When patients do not respond to drug or talk therapy treatments for depression, a clinic in Corte Madera is among those using another method — magnetic fields.
Jacqueline Perlmutter, an addiction specialist at the Mind Therapy Clinic in Corte Madera, said transcranial magnetic stimulation (TMS) uses magnetics instead of electricity to stimulate small regions of the brain that are underactive, stimulating neurotransmitters like serotonin, which can affect mood, social behavior, appetite, sleep, and more.
TMS is an outpatient procedure. The patient wears a magnetic stimulation device on their head, and the device is monitored by a computer that uses precisely targeted magnetic pulses — similar to those used in MRI — to target predetermined areas of the brain, based on measurements gathered from brain imaging.
Patients are awake and alert during treatments which last about a half hour, and can resume normal activities afterwards.
They typically receive one treatment each day, five days a week for two to six weeks.
Americans spend billions of dollars each year on antidepressants, but it is estimated that they work for only 60 to 70 percent of people who take them, according to the National Institutes of Health.
According to the World Health Organization, 16 million Americans report having a major depressive episode.
The number of people with depression has also increased 18 percent since 2005.
TMS was first developed in 1985 and was approved by the FDA in 2008. Though not completely mainstream, the treatment is covered by most insurances and is used by the Mayo Clinic, the Johns Hopkins Brain Stimulation Program, and several clinics throughout the North Bay including Brainefit, in Davis.
Brainefit is run by Medical Director Guohua Xia, a psychiatrist, researcher and associate professor at University of California, Davis.

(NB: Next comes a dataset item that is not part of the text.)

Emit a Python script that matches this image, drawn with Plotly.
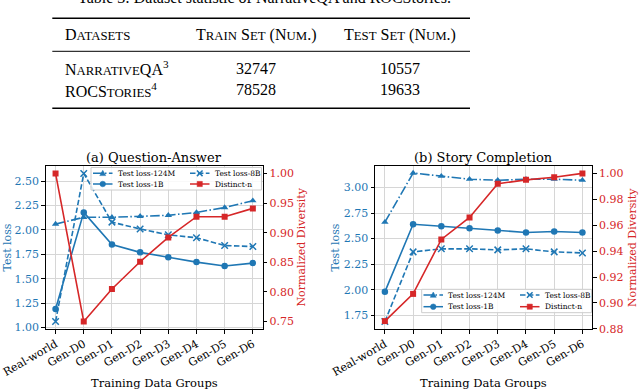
import plotly.graph_objects as go

W, H = 640, 391

groups = ["Real-world", "Gen-D0", "Gen-D1", "Gen-D2", "Gen-D3", "Gen-D4", "Gen-D5", "Gen-D6"]

# (a) Question-Answer
qa_loss_124m = [2.06, 2.13, 2.13, 2.14, 2.15, 2.18, 2.23, 2.30]
qa_loss_1b = [1.19, 2.18, 1.85, 1.77, 1.72, 1.67, 1.63, 1.66]
qa_loss_8b = [1.06, 2.58, 2.08, 2.01, 1.95, 1.92, 1.84, 1.83]
qa_distinct = [1.00, 0.75, 0.805, 0.851, 0.892, 0.927, 0.927, 0.941]

# (b) Story Completion
sc_loss_124m = [2.66, 3.14, 3.11, 3.08, 3.07, 3.08, 3.08, 3.07]
sc_loss_1b = [1.98, 2.64, 2.62, 2.60, 2.58, 2.56, 2.57, 2.56]
sc_loss_8b = [1.69, 2.37, 2.40, 2.40, 2.39, 2.40, 2.37, 2.36]
sc_distinct = [0.886, 0.907, 0.949, 0.966, 0.992, 0.995, 0.997, 1.0]

# table above the plots
table_caption = "Table 3: Dataset statistic of NarrativeQA and ROCStories."
table_header = ["Datasets", "Train Set (Num.)", "Test Set (Num.)"]
datasets = ["NarrativeQA", "ROCStories"]
footnotes = ["3", "4"]
train_num = [32747, 78528]
test_num = [10557, 19633]

BLUE = "#1f77b4"
RED = "#d62728"
SERIF = "DejaVu Serif"
TSERIF = "Liberation Serif"
GRID = "#d6d6d6"


def px(x):
    return x / W


def py(y):
    return 1 - y / H


def smallcaps(s, size=12.8):
    # upper case stays full size, lower case becomes small capitals
    out, buf = "", ""
    for c in s:
        if c.islower():
            buf += c.upper()
        else:
            if buf:
                out += f"<span style='font-size:{size}px'>{buf}</span>"
                buf = ""
            out += c
    if buf:
        out += f"<span style='font-size:{size}px'>{buf}</span>"
    return out


def note(text, x, y, size, color="black", family=SERIF, xanchor="center", **kw):
    return dict(text=text, x=px(x), y=py(y), xref="paper", yref="paper", showarrow=False,
                xanchor=xanchor, yanchor=kw.pop("yanchor", "middle"),
                font=dict(family=family, size=size, color=color), **kw)


styles = {
    "124M": dict(line=dict(color=BLUE, width=1.6, dash="9.6px,2.4px,1.5px,2.4px"),
                 marker=dict(symbol="triangle-up", size=6.5, color=BLUE)),
    "1B": dict(line=dict(color=BLUE, width=1.6),
               marker=dict(symbol="circle", size=6.5, color=BLUE)),
    "8B": dict(line=dict(color=BLUE, width=1.6, dash="5.5px,2.4px"),
               marker=dict(symbol="x-thin", size=6.5, color=BLUE, line=dict(color=BLUE, width=1.5))),
    "dist": dict(line=dict(color=RED, width=1.6),
                 marker=dict(symbol="square", size=6, color=RED)),
}

panels = [
    dict(title="(a) Question-Answer", x0=45.7, x1=262.7,
         loss={"124M": qa_loss_124m, "1B": qa_loss_1b, "8B": qa_loss_8b}, dist=qa_distinct,
         lrange=[0.984, 2.656], ldtick=0.25, rrange=[0.7375, 1.0125], rdtick=0.05,
         ltitle_x=7, rtitle_x=301,
         legend=dict(box=(91, 167.5, 261.5, 190), cols=(93, 190), rows=(173.3, 184))),
    dict(title="(b) Story Completion", x0=375, x1=592.3,
         loss={"124M": sc_loss_124m, "1B": sc_loss_1b, "8B": sc_loss_8b}, dist=sc_distinct,
         lrange=[1.617, 3.209], ldtick=0.25, rrange=[0.8799, 1.0057], rdtick=0.02,
         ltitle_x=335, rtitle_x=632.5,
         legend=dict(box=(421.7, 289.3, 591.5, 312.7), cols=(423.5, 520), rows=(295, 306.7))),
]

TOP, BOT = 166, 329

fig = go.Figure()
layout = {}
shapes = []
annotations = []

for i, p in enumerate(panels):
    xa = "x" if i == 0 else "x2"
    yl = "y" if i == 0 else "y3"
    yr = "y2" if i == 0 else "y4"
    for key in ["124M", "1B", "8B"]:
        fig.add_trace(go.Scatter(x=groups, y=p["loss"][key], xaxis=xa, yaxis=yl,
                                 mode="lines+markers", showlegend=False, **styles[key]))
    fig.add_trace(go.Scatter(x=groups, y=p["dist"], xaxis=xa, yaxis=yr,
                             mode="lines+markers", showlegend=False, **styles["dist"]))

    xname = "xaxis" if i == 0 else "xaxis2"
    ylname = "yaxis" if i == 0 else "yaxis3"
    yrname = "yaxis2" if i == 0 else "yaxis4"
    dom_y = [py(BOT), py(TOP)]
    layout[xname] = dict(
        domain=[px(p["x0"]), px(p["x1"])], anchor=yl, type="category", automargin=False,
        range=[-0.35, 7.35], showline=True, mirror=True, linecolor="black", linewidth=1,
        ticks="outside", ticklen=3.5, tickcolor="black", tickwidth=1, tickangle=-30,
        tickfont=dict(family=SERIF, size=11, color="black"),
        showgrid=True, gridcolor=GRID, gridwidth=1, zeroline=False)
    layout[ylname] = dict(
        domain=dom_y, anchor=xa, range=p["lrange"], dtick=p["ldtick"], tick0=0, automargin=False,
        tickformat=".2f", ticks="outside", ticklen=3.5, tickcolor="black", tickwidth=1,
        tickfont=dict(family=SERIF, size=11, color=BLUE), showline=True, linecolor="black",
        linewidth=1, showgrid=True, gridcolor=GRID, gridwidth=1, zeroline=False)
    layout[yrname] = dict(
        overlaying=yl, side="right", anchor=xa, domain=dom_y, range=p["rrange"],
        dtick=p["rdtick"], tick0=0, automargin=False,
        tickformat=".2f", ticks="outside", ticklen=3.5, tickcolor="black", tickwidth=1,
        tickfont=dict(family=SERIF, size=11, color=RED), showline=True, linecolor="black",
        linewidth=1, showgrid=False, zeroline=False)

    cx = (p["x0"] + p["x1"]) / 2
    mid = (TOP + BOT) / 2
    annotations += [
        note(p["title"], cx, 157, 13),
        note("Training Data Groups", cx, 383, 11.5),
        note("Test loss", p["ltitle_x"], mid, 11, BLUE, textangle=-90),
        note("Normalized Diversity", p["rtitle_x"], mid, 11, RED, textangle=-90),
    ]

    # legend (two columns, drawn by hand to keep matplotlib spacing)
    lg = p["legend"]
    bx0, by0, bx1, by1 = lg["box"]
    shapes.append(dict(type="rect", xref="paper", yref="paper", layer="above",
                       x0=px(bx0), x1=px(bx1), y0=py(by0), y1=py(by1),
                       fillcolor="rgba(255,255,255,0.85)", line=dict(color="#cccccc", width=1)))
    entries = [("124M", "Test loss-124M", 0, 0), ("8B", "Test loss-8B", 1, 0),
               ("1B", "Test loss-1B", 0, 1), ("dist", "Distinct-n", 1, 1)]
    for key, label, c, r in entries:
        sx, sy = lg["cols"][c], lg["rows"][r]
        st = styles[key]
        col = st["line"]["color"]
        shapes.append(dict(type="line", xref="paper", yref="paper", layer="above",
                           x0=px(sx), x1=px(sx + 19.5), y0=py(sy), y1=py(sy),
                           line=dict(color=col, width=1.5, dash=st["line"].get("dash", "solid"))))
        mx = sx + 9.75
        if key == "124M":
            path = (f"M{px(mx)},{py(sy - 3)} L{px(mx + 3)},{py(sy + 2.3)} "
                    f"L{px(mx - 3)},{py(sy + 2.3)} Z")
            shapes.append(dict(type="path", xref="paper", yref="paper", layer="above",
                               path=path, fillcolor=col, line=dict(color=col, width=0.5)))
        elif key == "1B":
            shapes.append(dict(type="circle", xref="paper", yref="paper", layer="above",
                               x0=px(mx - 2.8), x1=px(mx + 2.8), y0=py(sy - 2.8), y1=py(sy + 2.8),
                               fillcolor=col, line=dict(color=col, width=0.5)))
        elif key == "8B":
            path = (f"M{px(mx - 2.8)},{py(sy - 2.8)} L{px(mx + 2.8)},{py(sy + 2.8)} "
                    f"M{px(mx - 2.8)},{py(sy + 2.8)} L{px(mx + 2.8)},{py(sy - 2.8)}")
            shapes.append(dict(type="path", xref="paper", yref="paper", layer="above",
                               path=path, line=dict(color=col, width=1.5)))
        else:
            shapes.append(dict(type="rect", xref="paper", yref="paper", layer="above",
                               x0=px(mx - 2.6), x1=px(mx + 2.6), y0=py(sy - 2.6), y1=py(sy + 2.6),
                               fillcolor=col, line=dict(color=col, width=0.5)))
        annotations.append(note(label, sx + 22.5, sy, 7.5, xanchor="left"))

# table (its caption is cut by the top edge, as in the source page)
annotations.append(note(table_caption, 264, 8, 16, family=TSERIF, yanchor="bottom"))
col_x = [63.3, 256, 400]
annotations.append(note(smallcaps(table_header[0]), col_x[0], 35, 16, family=TSERIF,
                        xanchor="left"))
for j in (1, 2):
    annotations.append(note(smallcaps(table_header[j]), col_x[j], 35, 16, family=TSERIF))
row_y = [68, 90]
for k, name in enumerate(datasets):
    annotations.append(note(smallcaps(name) + f"<sup>{footnotes[k]}</sup>", col_x[0], row_y[k],
                            16, family=TSERIF, xanchor="left"))
    for j, val in ((1, train_num[k]), (2, test_num[k])):
        annotations.append(note(str(val), col_x[j], row_y[k], 16, family=TSERIF))
for yy, lw in ((18.3, 1.6), (51.3, 1.0), (108.3, 1.6)):
    shapes.append(dict(type="line", xref="paper", yref="paper", layer="above",
                       x0=px(52.3), x1=px(470), y0=py(yy), y1=py(yy),
                       line=dict(color="black", width=lw)))

fig.update_layout(
    width=W, height=H,
    margin=dict(l=0, r=0, t=0, b=0, pad=0),
    paper_bgcolor="white", plot_bgcolor="white",
    showlegend=False,
    shapes=shapes, annotations=annotations,
    **layout,
)

# the page's default body margin would shift the 640x391 figure by 8px
fig.write_html("out.html", config={"displayModeBar": False},
               post_script="document.body.style.margin = '0px';")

He was in on the ground floor to use TMS for research since 1988 and became a principal investigator for several international clinical trials later on to study the efficacy and safety of TMS for the treatment of brain disorders.
He was so impressed with the initial results and the potentials of the treatment, he tried to make a machine himself but “I was a young physician, not an engineer, and there was not enough funding...” he said.
TMS is also a safe alternative to electroconvulsive therapy (ECT), said Xia (pronounced ”Hsia”). ECT, formerly known as electroshock therapy and often referred to as shock therapy, electronically induces seizures in patients who are unresponsive to other therapies, to provide relief from severe mental disorders including treatment-resistant depression.
Side effects of ECT, however, can include memory loss and brain damage according to a widely publicized report from the University of Aberdeen, Royal Cornhill Hospital in the United Kingdom.
Unlike ECT, in which electrical stimulation is more generalized, TMS can be targeted to a specific region in the brain.
Side effects of TMS may include headache or scalp discomfort and in rare cases seizures. Sometimes a person may have discomfort at the site on the head where the magnet is placed. The muscles of the scalp, jaw or face may feel a buzzing, Perlmutter said.
Because the treatment is relatively new, long-term side effects are unknown.
While Xia has been a leading proponent of TMS since the beginning, he said there is margin for error.
Each patient is initially given treatment to the same area of the brain, but there are many variables depending on each patient. If one area of the brain doesn’t respond, another area could be tried.